Is Trump coming after Medicare? White House, Dems try to claim upper hand on health care debate: ANALYSIS
President Donald Trump has promised repeatedly to protect Medicare and Medicaid, the popular health care programs for older and low-income Americans, even tweeting last fall that “Democrats will destroy your Medicare and I will keep it healthy and well!”
It was a promise that started in the early days of his presidential campaign.
Then came this week’s 2020 White House budget request. That plan called for hundreds of billions of dollars to be trimmed from Medicare in the next 10 years, with estimates ranging from more than $500 billion to $845 billion depending upon the accounting.
On Medicaid -- the federal health care program for low-income Americans -- Trump’s plan would shift more than $1 trillion in federal money to limited, state-run block grants that analysts warned wouldn’t keep pace with inflation.
While both proposals were quickly pronounced dead-on-arrival in Congress, Democrats immediately tried to push the idea that only their party would protect health care for seniors and the poor. Trump's top health policy aide countered that reforms were necessary to keep Medicare solvent -- foretelling the debate to come in the 2020 elections.
House Speaker Nancy Pelosi suggested the president was more focused on "campaign applause" than substance.
“These are massive cuts,” declared Rep. Anna Eshoo, D-Calif., at a hearing Tuesday.
“The president’s budget doesn’t match the values of the American people,” added Rep. G.K. Butterfield, a North Carolina Democrat.
Trump’s Health and Human Services Secretary Alex Azar on Tuesday tried to assure lawmakers seniors wouldn’t be directly affected. He noted the budget would find savings by reforming how Medicare pays providers like hospitals and argued the plan would extend the solvency of the program.
“On Medicare, we’re actually putting it on a sounder footing for the future,” Azar told the House Energy and Commerce Committee.
“Hospitals are gobbling up doctors’ practices and jacking up the rates,” he added.
Rodney Whitlock, a longtime Republican staffer on Capitol Hill, said that in recent years administration budgets -– and Congress’ response to them -– have become mostly partisan affairs rather than a starting point in real negotiations.
Medicare, in particular, he said, is a favorite topic because so many Americans support it.

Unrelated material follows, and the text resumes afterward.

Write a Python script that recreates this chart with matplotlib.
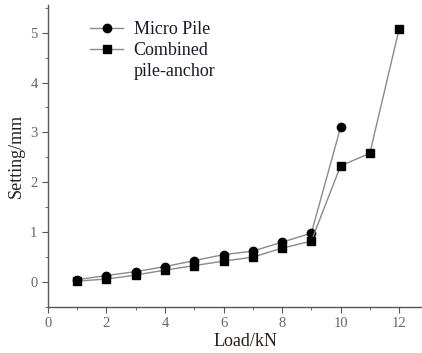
import numpy as np
import matplotlib
matplotlib.use("Agg")
import matplotlib.pyplot as plt
from matplotlib.ticker import MultipleLocator

# data
load_micro = [1, 2, 3, 4, 5, 6, 7, 8, 9, 10]
settle_micro = [0.05, 0.13, 0.21, 0.31, 0.43, 0.55, 0.62, 0.80, 0.98, 3.10]
load_comb = [1, 2, 3, 4, 5, 6, 7, 8, 9, 10, 11, 12]
settle_comb = [0.02, 0.06, 0.14, 0.24, 0.33, 0.42, 0.50, 0.68, 0.82, 2.33, 2.58, 5.07]

plt.rcParams['font.family'] = ['Liberation Serif', 'DejaVu Serif']

fig = plt.figure(figsize=(4.22, 3.53), dpi=100)
ax = fig.add_axes([0.1137, 0.1303, 0.884, 0.855])

ax.plot(load_micro, settle_micro, color='#8a8a8a', lw=1.0, marker='o',
        ms=6, mfc='black', mec='black', label='Micro Pile')
ax.plot(load_comb, settle_comb, color='#8a8a8a', lw=1.0, marker='s',
        ms=5.5, mfc='black', mec='black', label='Combined')
# second line of the legend label, kept under the handle like the original
ax.plot([], [], ' ', label='pile-anchor')

ax.set_xlim(0, 12.75)
ax.set_ylim(-0.5, 5.55)
ax.xaxis.set_major_locator(MultipleLocator(2))
ax.xaxis.set_minor_locator(MultipleLocator(1))
ax.yaxis.set_major_locator(MultipleLocator(1))
ax.yaxis.set_minor_locator(MultipleLocator(0.5))

for s in ['top', 'right']:
    ax.spines[s].set_visible(False)
for s in ['left', 'bottom']:
    ax.spines[s].set_color('#555555')
    ax.spines[s].set_linewidth(1.0)

ax.tick_params(which='major', direction='out', length=4, color='#555555',
               labelsize=10.5, labelcolor='#666666')
ax.tick_params(which='minor', direction='out', length=2.5, color='#555555')

ax.set_xlabel('Load/kN', fontsize=13, color='#2a2018', labelpad=2)
ax.xaxis.set_label_coords(0.53, -0.085)
ax.set_ylabel('Setting/mm', fontsize=13, color='#2a2018', labelpad=4)

leg = ax.legend(loc='upper left', bbox_to_anchor=(0.07, 1.0), frameon=False,
                fontsize=13, handlelength=1.8, labelspacing=0.2,
                handletextpad=0.6)
for t in leg.get_texts():
    t.set_color('#1a1a2a')

fig.savefig('out.png', dpi=100)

The program, which provides health insurance to some 60 million seniors and people with disabilities, represents some 15 percent of the federal budget.
“Rhetoric around Medicare goes from zero to 60 in microseconds,” said Whitlock, now a health care lobbyist with McDermott+Consulting in Washington.

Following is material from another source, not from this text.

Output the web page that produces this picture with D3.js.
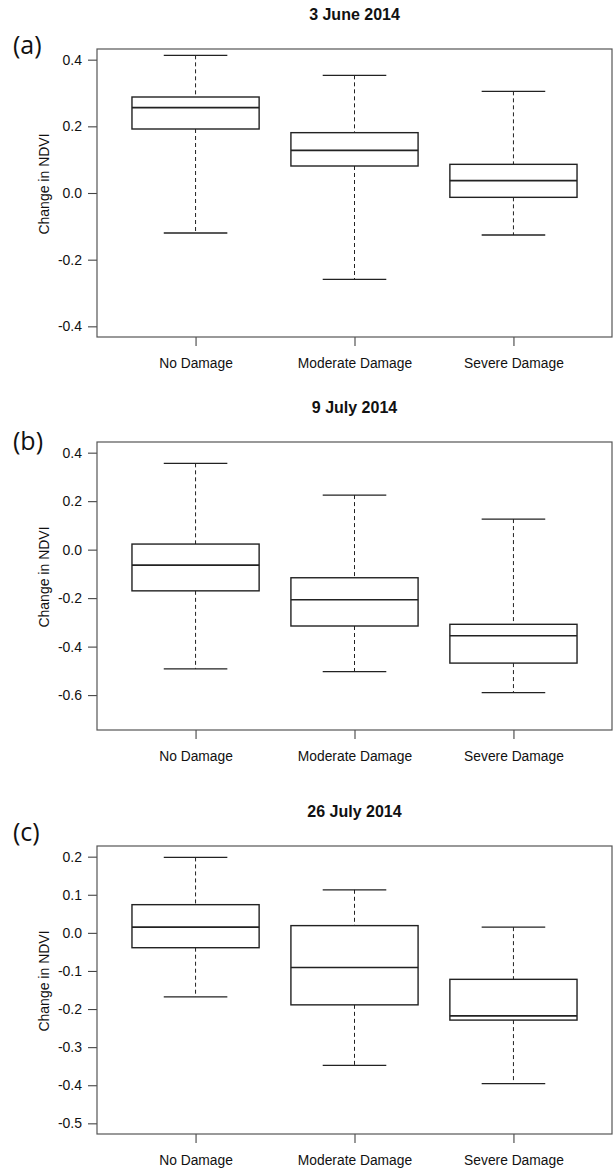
<!DOCTYPE html>
<html>
<head>
<meta charset="utf-8">
<script src="https://cdn.jsdelivr.net/npm/d3@7"></script>
<style>
  html, body { margin: 0; padding: 0; background: #fff; }
  svg { display: block; }
  text { font-family: "Liberation Sans", Arial, Helvetica, sans-serif; fill: #111; }
</style>
</head>
<body>
<svg id="chart" width="615" height="1169"></svg>
<script>
// ---- data ----
const categories = ["No Damage", "Moderate Damage", "Severe Damage"];
const panelTitles = ["3 June 2014", "9 July 2014", "26 July 2014"];
const panelLetters = ["(a)", "(b)", "(c)"];
const yLabel = "Change in NDVI";

// each row: [lower whisker, Q1, median, Q3, upper whisker]
const june3 = [
  [-0.120, 0.192, 0.256, 0.288, 0.413],
  [-0.259, 0.081, 0.128, 0.181, 0.353],
  [-0.126, -0.013, 0.037, 0.086, 0.305]
];
const july9 = [
  [-0.492, -0.170, -0.064, 0.023, 0.356],
  [-0.503, -0.315, -0.207, -0.116, 0.225],
  [-0.590, -0.468, -0.355, -0.308, 0.126]
];
const july26 = [
  [-0.168, -0.039, 0.015, 0.074, 0.198],
  [-0.348, -0.189, -0.091, 0.019, 0.113],
  [-0.396, -0.229, -0.218, -0.122, 0.015]
];

const ticksA = [-0.4, -0.2, 0.0, 0.2, 0.4];
const ticksB = [-0.6, -0.4, -0.2, 0.0, 0.2, 0.4];
const ticksC = [-0.5, -0.4, -0.3, -0.2, -0.1, 0.0, 0.1, 0.2];

const ylimA = [-0.4, 0.4];
const ylimB = [-0.7, 0.4];
const ylimC = [-0.5, 0.2];

// ---- layout ----
const panels = [
  { data: june3, ticks: ticksA, ylim: ylimA, top: 49, letterY: 54 },
  { data: july9, ticks: ticksB, ylim: ylimB, top: 442, letterY: 450 },
  { data: july26, ticks: ticksC, ylim: ylimC, top: 846, letterY: 841 }
];
const plotLeft = 97, plotRight = 612, plotH = 288;

const svg = d3.select("#chart");

const x = d3.scaleLinear().domain([0.38, 3.62]).range([plotLeft, plotRight]);
const unit = x(2) - x(1);
const boxHalf = 0.4 * unit, capHalf = 0.2 * unit;

panels.forEach((p, pi) => {
  const ext = (p.ylim[1] - p.ylim[0]) * 0.04;
  const y = d3.scaleLinear()
    .domain([p.ylim[0] - ext, p.ylim[1] + ext])
    .range([p.top + plotH, p.top]);

  const g = svg.append("g");

  // title
  g.append("text")
    .attr("x", (plotLeft + plotRight) / 2)
    .attr("y", p.top - 29)
    .attr("text-anchor", "middle")
    .style("font-weight", "bold")
    .style("font-size", "16px")
    .text(panelTitles[pi]);

  // panel letter
  g.append("text")
    .attr("x", 13)
    .attr("y", p.letterY)
    .style("font-family", "'Open Sans', 'Noto Sans', sans-serif")
    .style("font-size", "25px")
    .text(panelLetters[pi]);

  // y axis
  const yAxis = d3.axisLeft(y)
    .tickValues(p.ticks)
    .tickSize(9)
    .tickPadding(6)
    .tickFormat(v => v.toFixed(1));
  const ya = g.append("g")
    .attr("transform", `translate(${plotLeft},0)`)
    .call(yAxis);
  ya.select(".domain").remove();
  ya.selectAll(".tick line").attr("stroke", "#444").attr("stroke-width", 1.1);
  ya.selectAll(".tick text")
    .style("font-family", "'Liberation Sans', Arial, sans-serif")
    .style("font-size", "14px")
    .attr("fill", "#222");

  // x axis
  const xAxis = d3.axisBottom(x)
    .tickValues([1, 2, 3])
    .tickSize(9)
    .tickPadding(10)
    .tickFormat((d, i) => categories[i]);
  const xa = g.append("g")
    .attr("transform", `translate(0,${p.top + plotH})`)
    .call(xAxis);
  xa.select(".domain").remove();
  xa.selectAll(".tick line").attr("stroke", "#444").attr("stroke-width", 1.1);
  xa.selectAll(".tick text")
    .style("font-family", "'Liberation Sans', Arial, sans-serif")
    .style("font-size", "13.8px")
    .attr("fill", "#222")
    .attr("dy", "0")
    .attr("y", 31);

  // y label
  g.append("text")
    .attr("transform", `translate(49,${p.top + plotH / 2 - 9}) rotate(-90)`)
    .attr("text-anchor", "middle")
    .style("font-size", "14px")
    .attr("fill", "#222")
    .text(yLabel);

  // plot frame
  g.append("rect")
    .attr("x", plotLeft)
    .attr("y", p.top)
    .attr("width", plotRight - plotLeft)
    .attr("height", plotH)
    .attr("fill", "none")
    .attr("stroke", "#555")
    .attr("stroke-width", 1.2);

  // boxes
  const bx = g.selectAll(".bp").data(p.data).enter().append("g").attr("class", "bp");
  const cx = (d, i) => x(i + 1);

  // whiskers (dashed)
  bx.append("line")
    .attr("x1", cx).attr("x2", cx)
    .attr("y1", d => y(d[4])).attr("y2", d => y(d[3]))
    .attr("stroke", "#222").attr("stroke-width", 1)
    .attr("stroke-dasharray", "4,3");
  bx.append("line")
    .attr("x1", cx).attr("x2", cx)
    .attr("y1", d => y(d[1])).attr("y2", d => y(d[0]))
    .attr("stroke", "#222").attr("stroke-width", 1)
    .attr("stroke-dasharray", "4,3");
  // caps
  [0, 4].forEach(k => {
    bx.append("line")
      .attr("x1", (d, i) => x(i + 1) - capHalf)
      .attr("x2", (d, i) => x(i + 1) + capHalf)
      .attr("y1", d => y(d[k])).attr("y2", d => y(d[k]))
      .attr("stroke", "#222").attr("stroke-width", 1.3);
  });
  // box
  bx.append("rect")
    .attr("x", (d, i) => x(i + 1) - boxHalf)
    .attr("width", 2 * boxHalf)
    .attr("y", d => y(d[3]))
    .attr("height", d => y(d[1]) - y(d[3]))
    .attr("fill", "#fff")
    .attr("stroke", "#222").attr("stroke-width", 1.4);
  // median
  bx.append("line")
    .attr("x1", (d, i) => x(i + 1) - boxHalf)
    .attr("x2", (d, i) => x(i + 1) + boxHalf)
    .attr("y1", d => y(d[2])).attr("y2", d => y(d[2]))
    .attr("stroke", "#222").attr("stroke-width", 1.6);
});
</script>
</body>
</html>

Tricia Neuman, senior vice president and director of the program on Medicare policy at the Kaiser Family Foundation, said whether the administration’s proposal can hurt or help seniors in the long run is a much bigger issue that would have to take into account a number of factors. And it probably would impact different groups of people in different ways, such as capping drug prices for some but not others, she said.
Also, what qualifies as “waste” in any federal program often is in the eye of the beholder, she noted.
“This begs the longer term question of how to finance care for an aging population,” Neuman said. “The country hasn’t really engaged in a serious discussion” on that.